Locally complete path independent choice functions and their lattices

Abstract

The concept of path independence (PI) was first introduced by Arrow [Social Choice and Individual Values, Yale University Press, Hew Haven, 1963] as a defense of his requirement that collective choices be rationalized by a weak ordering. Plott [Econometrica 41 (1973) 1075–1091] highlighted the dynamic aspects of PI implicit in Arrow’s initial discussion. Throughout these investigations, two questions, both initially raised by Plott, remained unanswered. What are the precise mathematical foundations for path independence? How can PI choice functions be constructed?

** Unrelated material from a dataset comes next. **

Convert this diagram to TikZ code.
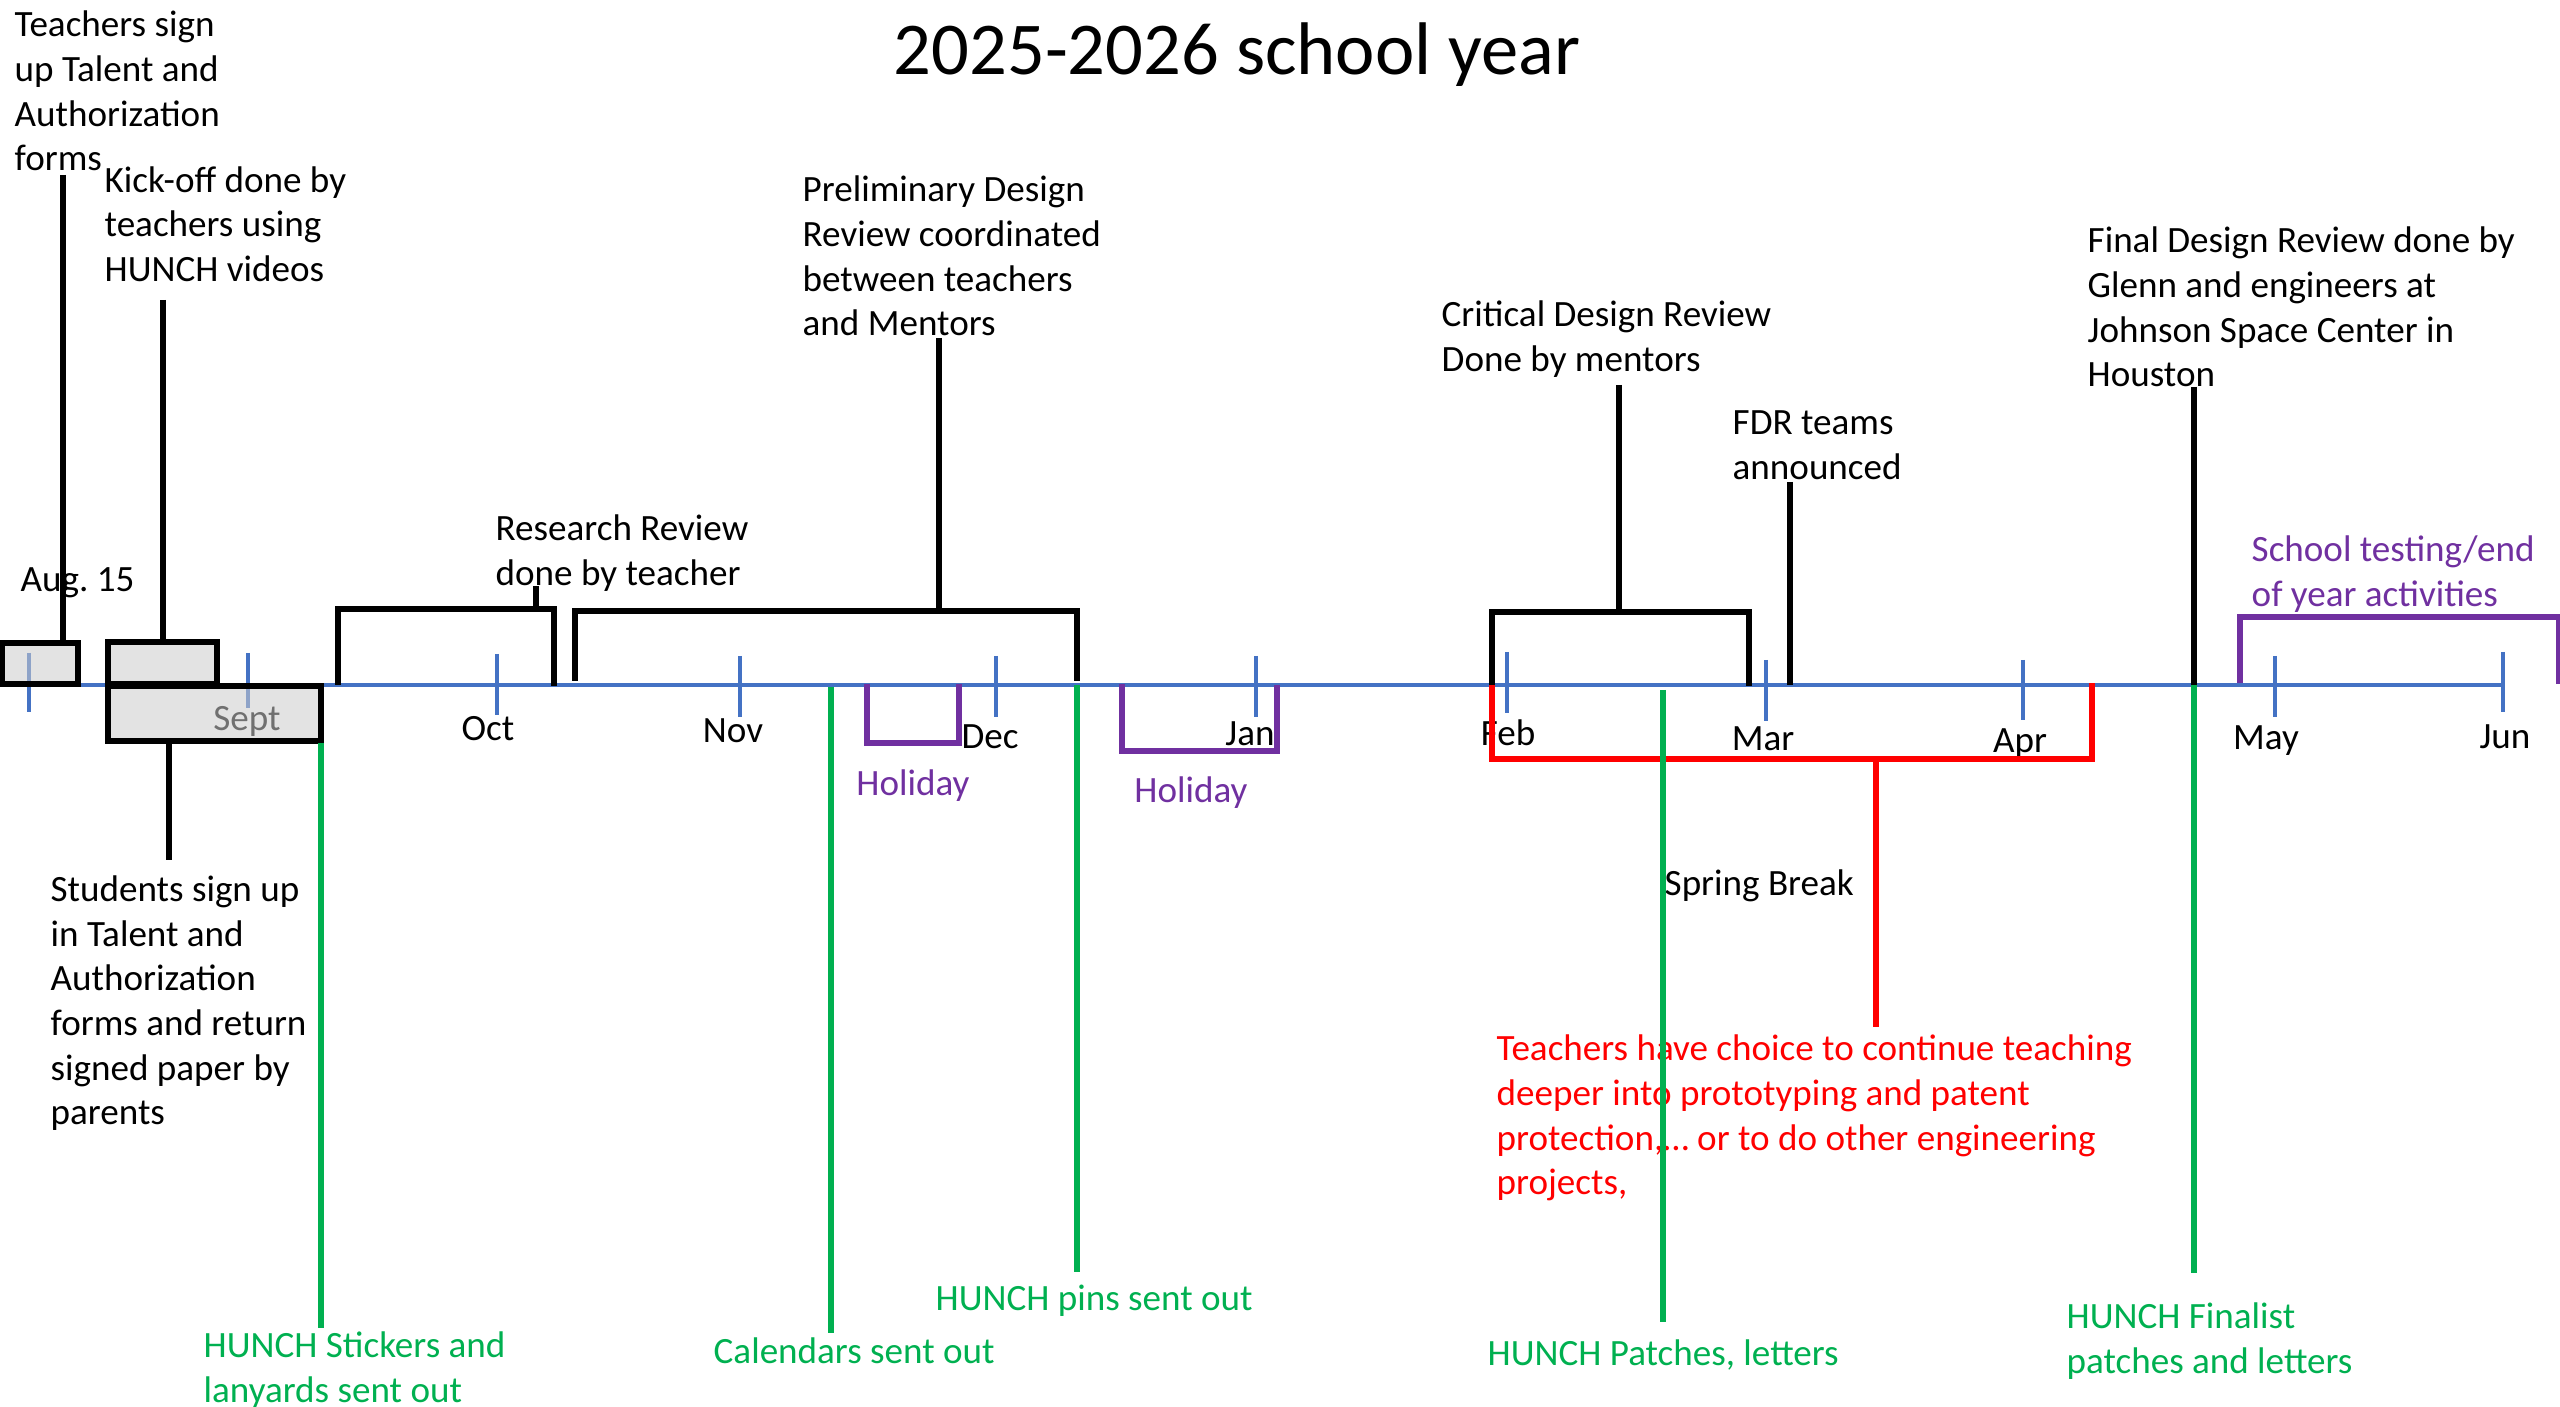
\documentclass[tikz,border=0pt]{standalone}
\usepackage{fontspec}
\setmainfont{Carlito}
\definecolor{axeblue}{HTML}{4472C4}
\definecolor{vertH}{HTML}{00B050}
\definecolor{mauve}{HTML}{7030A0}
\definecolor{rouge}{HTML}{FF0000}

\begin{document}
\begin{tikzpicture}[x=0.01cm,y=-0.01cm,
    txt/.style={font=\fontsize{10.55}{12.7}\selectfont, align=left, anchor=west, inner sep=0pt, yshift=-0.9pt},
    mois/.style={font=\fontsize{10.55}{12.7}\selectfont, inner sep=0pt, yshift=-0.9pt},
    trait/.style={line width=1.7pt},
    vtrait/.style={vertH, line width=1.5pt},
    mtrait/.style={mauve, line width=1.6pt},
    boite/.style={draw=black, line width=1.6pt, fill=black!20, fill opacity=0.55}]
    \useasboundingbox (0,0) rectangle (2560,1407);
    % titre
    \node[font=\fontsize{21.2}{25}\selectfont, anchor=base, inner sep=0pt] (titre) at (1237,75) {2025-2026 school year};
    % axe du temps
    \coordinate (debut) at (0,685);
    \coordinate (fin) at (2503,685);
    \draw[axeblue, line width=1.1pt] (debut) -- (fin);
    \foreach \x/\a/\b in {29/653/712, 248/653/708, 497/654/715, 740/656/717, 996/656/717,
        1256/656/717, 1507/652/713, 1766/660/721, 2023/660/720, 2275/656/717, 2503/652/712}
        \draw[axeblue, line width=0.9pt] (\x,\a) -- (\x,\b);
    % mois
    \foreach \x/\y/\m in {247/718/Sept, 488/725/Oct, 733/728/Nov, 990/734/Dec, 1250/731/Jan,
        1508/730/Feb, 1763/736/Mar, 2020/740/Apr, 2266/737/May, 2505/734/Jun}
        \node[mois] (\m) at (\x,\y) {\m};
    \node[txt] (aug) at (20,580) {Aug.\ 15};
    % boites grises
    \filldraw[boite] (2,643) rectangle (78,684);
    \filldraw[boite] (108,642) rectangle (217,684);
    \filldraw[boite] (108,686) rectangle (321,741);
    % textes du haut
    \node[txt] (teachsign) at (14,88) {Teachers sign\\up Talent and\\Authorization\\forms};
    \node[txt] (kickoff) at (104,221) {Kick-off done by\\teachers using\\HUNCH videos};
    \node[txt] (research) at (495,550) {Research Review\\done by teacher};
    \node[txt] (prelim) at (802,253) {Preliminary Design\\Review coordinated\\between teachers\\and Mentors};
    \node[txt] (critical) at (1441,336) {Critical Design Review\\Done by mentors};
    \node[txt] (fdr) at (1732,442) {FDR teams\\announced};
    \node[txt] (final) at (2087,304) {Final Design Review done by\\Glenn and engineers at\\Johnson Space Center in\\Houston};
    \node[txt, text=mauve] (testing) at (2251,571) {School testing/end\\of year activities};
    % textes du bas
    \node[txt] (students) at (50,1000) {Students sign up\\in Talent and\\Authorization\\forms and return\\signed paper by\\parents};
    \node[mois, text=mauve] (holiA) at (913,782) {Holiday};
    \node[mois, text=mauve] (holiB) at (1191,789) {Holiday};
    \node[txt] (spring) at (1664,883) {Spring Break};
    \node[txt, text=rouge] (choice) at (1496,1115) {Teachers have choice to continue teaching\\deeper into prototyping and patent\\protection,… or to do other engineering\\projects,};
    \node[txt, text=vertH] (stickers) at (203,1367) {HUNCH Stickers and\\lanyards sent out};
    \node[txt, text=vertH] (calendars) at (713,1348) {Calendars sent out};
    \node[txt, text=vertH] (pins) at (935,1298) {HUNCH pins sent out};
    \node[txt, text=vertH] (patches) at (1487,1352) {HUNCH Patches, letters};
    \node[txt, text=vertH] (finalist) at (2066,1338) {HUNCH Finalist\\patches and letters};
    % accolades noires
    \draw[trait] (338,685) -- (338,609) -- (554,609) -- (554,686);
    \draw[trait] (575,681) -- (575,611) -- (1077,611) -- (1077,681);
    \draw[trait] (1492,685) -- (1492,612) -- (1749,612) -- (1749,686);
    % traits noirs
    \coordinate (teachA) at (63,175);  \coordinate (teachB) at (63,641);
    \coordinate (kickA) at (163,300);  \coordinate (kickB) at (163,640);
    \coordinate (studA) at (169,743);  \coordinate (studB) at (169,860);
    \coordinate (resA) at (536,586);   \coordinate (resB) at (536,609);
    \coordinate (preA) at (939,338);   \coordinate (preB) at (939,611);
    \coordinate (criA) at (1619,385);  \coordinate (criB) at (1619,612);
    \coordinate (fdrA) at (1790,482);  \coordinate (fdrB) at (1790,685);
    \coordinate (finA) at (2194,387);  \coordinate (finB) at (2194,685);
    \foreach \p in {teach, kick, stud, res, pre, cri, fdr, fin}
        \draw[trait] (\p A) -- (\p B);
    % vacances
    \draw[mtrait] (867,684) -- (867,743) -- (959,743) -- (959,684);
    \draw[mtrait] (1122,684) -- (1122,751) -- (1277,751) -- (1277,685);
    \draw[mtrait] (2240,683) -- (2240,617) -- (2559,617) -- (2559,684);
    % accolade rouge
    \coordinate (choiceA) at (1876,759);
    \coordinate (choiceB) at (1876,1027);
    \draw[rouge, line width=1.7pt] (1492,685) -- (1492,759) -- (2092,759) -- (2092,683);
    \draw[rouge, line width=1.7pt] (choiceA) -- (choiceB);
    % envois
    \coordinate (stickA) at (321,743);  \coordinate (stickB) at (321,1328);
    \coordinate (calA) at (831,687);    \coordinate (calB) at (831,1333);
    \coordinate (pinA) at (1077,685);   \coordinate (pinB) at (1077,1272);
    \coordinate (patA) at (1663,690);   \coordinate (patB) at (1663,1322);
    \coordinate (fliA) at (2194,685);   \coordinate (fliB) at (2194,1273);
    \foreach \p in {stick, cal, pin, pat, fli}
        \draw[vtrait] (\p A) -- (\p B);
\end{tikzpicture}
\end{document}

We give complete answers to both these questions for finite domains and provide necessary conditions for infinite domains. We introduce a lattice associated with each PI function. For finite domains these lattices coincide with locally lower distributive or meet-distributive lattices and uniquely characterize PI functions. We also present an algorithm, effective and exhaustive for finite domains, for the construction of PI choice functions and hence for all finite locally lower distributive lattices. For finite domains, a PI function is rationalizable if and only if the lattice is distributive. The lattices associated with PI functions that satisfy the stronger condition of the weak axiom of revealed preference are chains of Boolean algebras and conversely. Those that satisfy the strong axiom of revealed preference are chains and conversely.